[Sigiii-l] Fwd: [icts] OUT NOW: Academic Labour, Digital Media and Capitalism - tripleC Special Issue

Michel Menou michel.menou at orange.fr
Wed Feb 7 10:06:29 EST 2018




-------- Forwarded Message --------
Subject: 	[icts] OUT NOW: Academic Labour, Digital Media and Capitalism 
- tripleC Special Issue
Date: 	Mon, 5 Feb 2018 16:38:45 +0000
From: 	Thomas Allmer <thomas.allmer at uti.at>
Reply-To: 	Thomas Allmer <thomas.allmer at uti.at>
To: 	Thomas Allmer <thomas.allmer at uti.at>



Academic Labour, Digital Media and Capitalism
Special issue of tripleC: Communication, Capitalism & Critique
Edited by Thomas Allmer and Ergin Bulut
Volume 16 (1), 2018, pp. 44-240
http://www.triple-c.at/index.php/tripleC/issue

We are delighted to announce the publication of the tripleC special issue 'Academic Labour, Digital Media and Capitalism’, edited by Thomas Allmer and Ergin Bulut.

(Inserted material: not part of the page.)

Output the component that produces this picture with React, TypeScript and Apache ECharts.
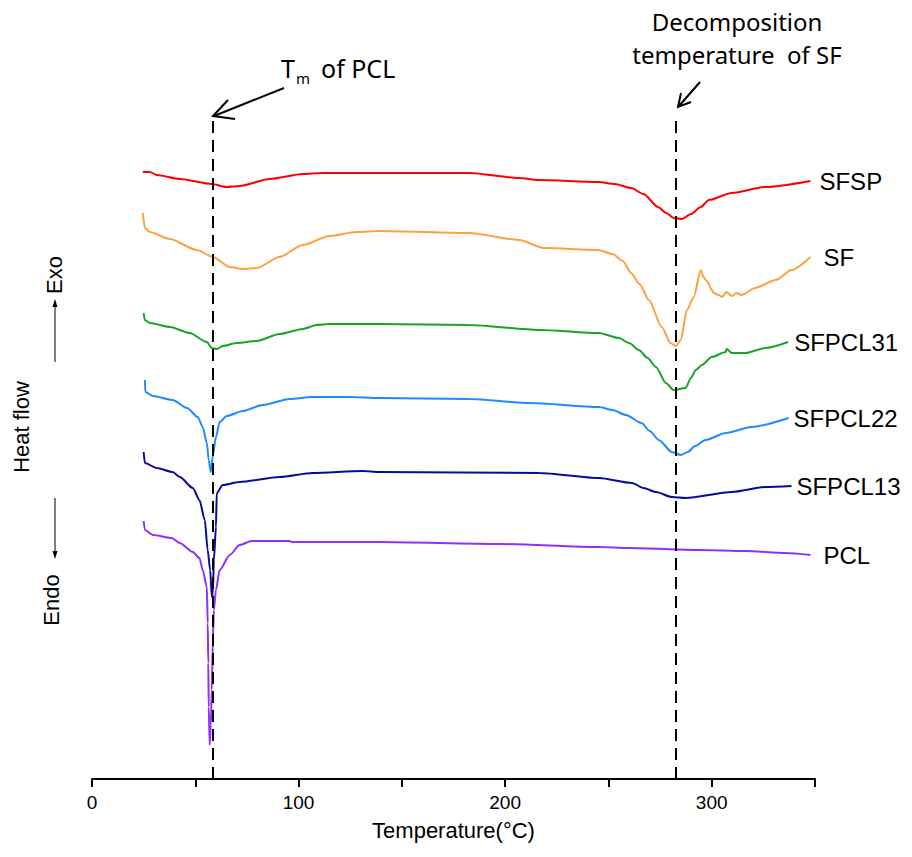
import React, { useEffect, useRef } from "react";
import * as echarts from "echarts";

// Temperature (°C) vs heat flow (arbitrary units, curves offset vertically)
const sfsp: [number, number][] = [
  [24.6, 60.7], [28, 60.7], [31.4, 60.4], [42.5, 60.0], [58, 59.5], [65, 59.2], [71.5, 59.3],
  [86, 60.0], [102, 60.5], [111.6, 60.6], [139, 60.6], [182.6, 60.6], [206.8, 60.1], [216, 59.9],
  [245, 59.7], [253, 59.5], [261, 59.1], [267, 58.5], [274, 57.2], [278, 56.6], [281.6, 56.1],
  [285.5, 56.0], [290, 56.5], [294.7, 57.2], [298.6, 57.9], [309.7, 58.6], [326, 59.2], [347.8, 59.8],
];
const sf: [number, number][] = [
  [24.6, 56.6], [25.6, 55.1], [28, 54.7], [37.7, 54.0], [50.7, 52.9], [58.5, 52.2], [66.7, 51.2],
  [73, 51.0], [79.7, 51.1], [90.8, 52.2], [102, 53.4], [115, 54.3], [128, 54.7], [139, 54.8],
  [182.6, 54.6], [206.8, 53.9], [218.8, 53.1], [245, 52.9], [252, 52.5], [257, 51.8], [261, 50.6],
  [265, 49.5], [269.6, 47.9], [275.8, 45.2], [280, 43.6], [282.6, 43.3], [285, 43.9], [288, 46.9],
  [291.3, 48.2], [294.7, 50.9], [296, 50.2], [298, 49.7], [300, 48.9], [301, 48.6], [303.4, 48.4],
  [305, 48.2], [307, 48.7], [309.7, 48.3], [312, 48.6], [314.5, 48.4], [321, 49.1], [331, 49.9],
  [338.6, 50.9], [347.8, 52.2],
];
const sfpcl31: [number, number][] = [
  [25, 46.6], [25.6, 45.9], [28, 45.6], [37.7, 45.2], [47.3, 44.6], [55.6, 43.7], [58, 43.1],
  [60.4, 43.0], [63.3, 43.3], [70, 43.6], [79.7, 43.8], [90.8, 44.5], [102, 45.0], [108.7, 45.4],
  [115, 45.5], [139, 45.5], [182.6, 45.4], [216.4, 44.9], [245.4, 44.6], [255, 44.1], [260, 43.6],
  [264.7, 42.9], [269, 42.1], [273, 41.2], [277.8, 39.6], [281.6, 38.9], [287.4, 39.1], [289.9, 40.1],
  [292.3, 40.9], [295.2, 41.4], [300, 42.2], [306.8, 42.7], [307.2, 43.0], [309.7, 42.6],
  [316.4, 42.6], [326, 43.1], [337, 43.7],
];
const sfpcl22: [number, number][] = [
  [25.6, 39.9], [25.8, 38.7], [29.5, 38.3], [39, 37.9], [46, 37.1], [51.2, 36.2], [53.6, 35.2],
  [55.6, 33.6], [56.5, 31.9], [57.5, 30.7], [58.5, 32.4], [60, 34.2], [61.8, 35.7], [65.2, 36.3],
  [73, 36.8], [82.6, 37.4], [95.7, 38.0], [106.8, 38.2], [124.6, 38.2], [139, 38.1], [182.6, 38.0],
  [211.6, 37.6], [245.4, 37.2], [252, 36.9], [258.5, 36.4], [266, 35.6], [270, 34.8], [274.4, 33.9],
  [280.7, 32.7], [285, 32.4], [288.4, 32.7], [292, 33.3], [297, 33.9], [306.8, 34.6], [319.3, 35.2],
  [337.2, 36.1],
];
const sfpcl13: [number, number][] = [
  [25, 32.7], [25.6, 31.6], [31.4, 31.1], [39, 30.7], [42.5, 30.2], [48.8, 29.1], [52, 27.9],
  [54.6, 25.9], [56, 22.9], [57.2, 20.9], [58, 18.2], [58.5, 18.6], [59, 21.9], [60, 25.2],
  [60.4, 28.6], [63.3, 29.4], [71.5, 29.7], [90.8, 30.2], [106.8, 30.6], [131, 30.8], [139, 30.7],
  [216.4, 30.6], [245.4, 30.1], [261.4, 29.6], [267, 29.1], [273, 28.7], [280.7, 28.2], [287.4, 28.1],
  [309.7, 28.7], [326, 29.2], [338.6, 29.3],
];
const pcl: [number, number][] = [
  [25, 25.8], [25.6, 24.9], [29.5, 24.4], [38.6, 24.1], [42.5, 23.6], [48.8, 22.7], [52, 22.1],
  [53.6, 20.9], [55.6, 19.2], [56, 15.6], [56.3, 11.6], [56.5, 7.2], [57, 3.4], [57.5, 5.4],
  [58, 8.9], [58.5, 13.9], [59, 16.9], [60, 18.9], [61.8, 20.9], [66.7, 22.4], [71.5, 23.4],
  [77.3, 23.8], [95.7, 23.8], [96.6, 23.7], [139, 23.7], [197, 23.5], [245.4, 23.2], [260, 23.1],
  [293.7, 22.9], [316.4, 22.8], [335.7, 22.6], [347.8, 22.4],
];

const seriesNames = ["SFSP", "SF", "SFPCL31", "SFPCL22", "SFPCL13", "PCL"];
const seriesColors = ["#ff0000", "#ffa040", "#1aa32a", "#1e8cff", "#0a0a99", "#9030ff"];
const labelGaps = [9, 13, 6, 5, 5, 13];
const seriesData = [sfsp, sf, sfpcl31, sfpcl22, sfpcl13, pcl];

const tmPCL = 58.5;
const tDecomp = 282.5;
const markTop = 66.1;
const xTicks = [0, 100, 200, 300];

export default function App() {
  const ref = useRef<HTMLDivElement>(null);
  useEffect(() => {
    if (!ref.current) return;
    document.body.style.margin = "0";
    const chart = echarts.init(ref.current, null, { renderer: "svg" });
    const labelFont = "'Liberation Sans', Arial, sans-serif";
    const annFont = "'Noto Sans', sans-serif";
    const series: any[] = seriesNames.map((name, i) => ({
      name,
      type: "line",
      data: seriesData[i],
      showSymbol: false,
      symbol: "none",
      smooth: 0.25,
      smoothMonotone: "x",
      lineStyle: { color: seriesColors[i], width: 2 },
      itemStyle: { color: seriesColors[i] },
      z: 3,
      endLabel: {
        show: true,
        formatter: name,
        color: "#000",
        fontSize: 24,
        fontFamily: labelFont,
        distance: labelGaps[i],
      },
    }));
    series.push({
      type: "line",
      data: [],
      silent: true,
      z: 4,
      markLine: {
        silent: true,
        symbol: "none",
        label: { show: false },
        lineStyle: { color: "#000", width: 2, type: [12, 7] },
        data: [
          [{ coord: [tmPCL, 0] }, { coord: [tmPCL, markTop] }],
          [{ coord: [tDecomp, 0] }, { coord: [tDecomp, markTop - 0.3] }],
        ],
      },
    });
    const blk = { stroke: "#000", lineWidth: 2, fill: "none" };
    chart.setOption({
      animation: false,
      backgroundColor: "#fff",
      grid: { left: 92, right: 97, top: 100, bottom: 78, containLabel: false },
      xAxis: {
        type: "value",
        min: 0,
        max: 350,
        interval: 50,
        name: "Temperature(°C)",
        nameLocation: "middle",
        nameGap: 40,
        nameTextStyle: { fontSize: 22, color: "#000", fontFamily: "'Liberation Sans Narrow', 'Liberation Sans', sans-serif" },
        axisLine: { lineStyle: { color: "#000", width: 2 } },
        axisTick: { show: true, inside: false, length: 8, lineStyle: { color: "#000", width: 2 } },
        axisLabel: {
          color: "#000",
          fontSize: 19,
          margin: 14,
          fontFamily: "'Liberation Sans Narrow', 'Liberation Sans', sans-serif",
          formatter: (v: number) => (xTicks.includes(v) ? String(v) : ""),
        },
        splitLine: { show: false },
      },
      yAxis: { type: "value", min: 0, max: 67.9, show: false },
      series,
      graphic: [
        // Tm annotation
        { type: "text", x: 281, y: 68, style: { text: "T", fontSize: 25, fontFamily: annFont, fill: "#000", verticalAlign: "middle" } },
        { type: "text", x: 296, y: 78, style: { text: "m", fontSize: 15, fontFamily: annFont, fill: "#000", verticalAlign: "middle" } },
        { type: "text", x: 321, y: 68, style: { text: "of PCL", fontSize: 25, fontFamily: annFont, fill: "#000", verticalAlign: "middle" } },
        { type: "line", shape: { x1: 284, y1: 88, x2: 214, y2: 116 }, style: blk },
        { type: "polyline", shape: { points: [[228, 100], [213, 116], [235, 119]] }, style: blk },
        // Decomposition annotation
        { type: "text", x: 737, y: 21, style: { text: "Decomposition", fontSize: 24, fontFamily: annFont, fill: "#000", align: "center", verticalAlign: "middle" } },
        { type: "text", x: 737, y: 54, style: { text: "temperature  of SF", fontSize: 24, fontFamily: annFont, fill: "#000", align: "center", verticalAlign: "middle" } },
        { type: "line", shape: { x1: 700, y1: 82, x2: 679, y2: 106 }, style: blk },
        { type: "polyline", shape: { points: [[681, 93], [678, 107], [691, 102]] }, style: blk },
        // Left heat-flow labels
        { type: "text", x: 54, y: 275, rotation: Math.PI / 2, style: { text: "Exo", fontSize: 22, fontFamily: labelFont, fill: "#000", align: "center", verticalAlign: "middle" } },
        { type: "text", x: 21, y: 427, rotation: Math.PI / 2, style: { text: "Heat flow", fontSize: 22, fontFamily: labelFont, fill: "#000", align: "center", verticalAlign: "middle" } },
        { type: "text", x: 51, y: 600, rotation: Math.PI / 2, style: { text: "Endo", fontSize: 22, fontFamily: labelFont, fill: "#000", align: "center", verticalAlign: "middle" } },
        { type: "line", shape: { x1: 55, y1: 362, x2: 55, y2: 305 }, style: { stroke: "#000", lineWidth: 1 } },
        { type: "polygon", shape: { points: [[55, 299], [52.5, 307], [57.5, 307]] }, style: { fill: "#000" } },
        { type: "line", shape: { x1: 55, y1: 498, x2: 55, y2: 553 }, style: { stroke: "#000", lineWidth: 1 } },
        { type: "polygon", shape: { points: [[55, 559], [52.5, 551], [57.5, 551]] }, style: { fill: "#000" } },
      ],
    });
    return () => chart.dispose();
  }, []);
  return <div ref={ref} style={{ width: 912, height: 857 }} />;
}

The special issue has been published in tripleC: Communication, Capitalism & Critique, volume 16 (1), 2018, pp. 44-240, and is available here: http://www.triple-c.at/index.php/tripleC/issue

The overall task of this special issue is to gather critical contributions examining universities, academic labour, digital media, and capitalism. The articles collected (1) provide the context, history and theoretical concepts underlying academic labour, (2) analyse the relationship between academic work and digital media/new information and communication technologies/the Internet/social media, and (3) discuss the political potentials and challenges within and beyond higher education institutions.

TABLE OF CONTENTS

Thomas Allmer and Ergin Bulut: Introduction: Academic Labour, Digital Media and Capitalism

Thomas Allmer: Theorising and Analysing Academic Labour

Maxime Ouellet and Éric Martin: University Transformations and the New Knowledge Production Regime in Informational Capitalism

Richard Hall: On the Alienation of Academic Labour and the Possibilities for Mass Intellectuality

Marco Briziarelli and Joseph L. Flores: Professing Contradictions: Knowledge Work and the Neoliberal Condition of Academic Workers

Jamie Woodcock: Digital Labour in the University: Understanding the Transformations of Academic Work in the UK

Jan Fernback: Academic/Digital Work: ICTs, Knowledge Capital, and the Question of Educational Quality

Christophe Magis: Manual Labour, Intellectual Labour and Digital (Academic) Labour. The Practice/Theory Debate in the Digital Humanities

Karen Gregory and sava saheli singh: Anger in Academic Twitter: Sharing, Caring, and Getting Mad Online

Andreas Wittel: Higher Education as a Gift and as a Commons

Zeena Feldman and Marisol Sandoval: Metric Power and the Academic Self: Neoliberalism, Knowledge and Resistance in the British University

Güven Bakırezer, Derya Keskin Demirer and Adem Yeşilyurt: In Pursuit of an Alternative Academy: The Case of Kocaeli Academy for Solidarity (Non-Peer-Reviewed Reflection Article)

ABOUT THE JOURNAL

tripleC: Communication, Capitalism & Critique. Open Access Journal for a Global Sustainable Information Society provides a forum to discuss the challenges humanity is facing in the capitalist information society today. It promotes contributions to critical media and communication studies following the highest standards of peer review. It is the journal´s mission to encourage uncommon sense, fresh perspectives and unconventional ideas, and connect leading thinkers and young scholars in inspiring reflections. tripleC is indexed in Web of Science Emerging Sources Citation Index, SCOPUS, Communication Source (EBSCOhost), DOAJ - Directory of Open Access Journals and CSA Sociological Abstracts (selected sociological content of tripleC).

ABOUT THE EDITORS

Thomas Allmer is Lecturer in Digital Media at the University of Stirling, Scotland, UK, and a member of the Unified Theory of Information Research Group, Austria. His publications include 'Towards a Critical Theory of Surveillance in Informational Capitalism' (Peter Lang, 2012) and 'Critical Theory and Social Media: Between Emancipation and Commodification' (Routledge, 2015). For further information, please see: http://allmer.uti.at

Ergin Bulut is Assistant Professor of Media and Visual Arts in Istanbul. His research interests include political economy of media, digital media and politics, and media labor. Together with Michael A. Peters, he edited 'Cognitive Capitalism, Education and Digital Labor' (Peter Lang, 2011). His work has been published in International Journal of Communication, TV & New Media, Critical Studies in Media Communication, Communication and Critical/Cultural Studies, Media, Culture and Society, and Journal of Communication Inquiry.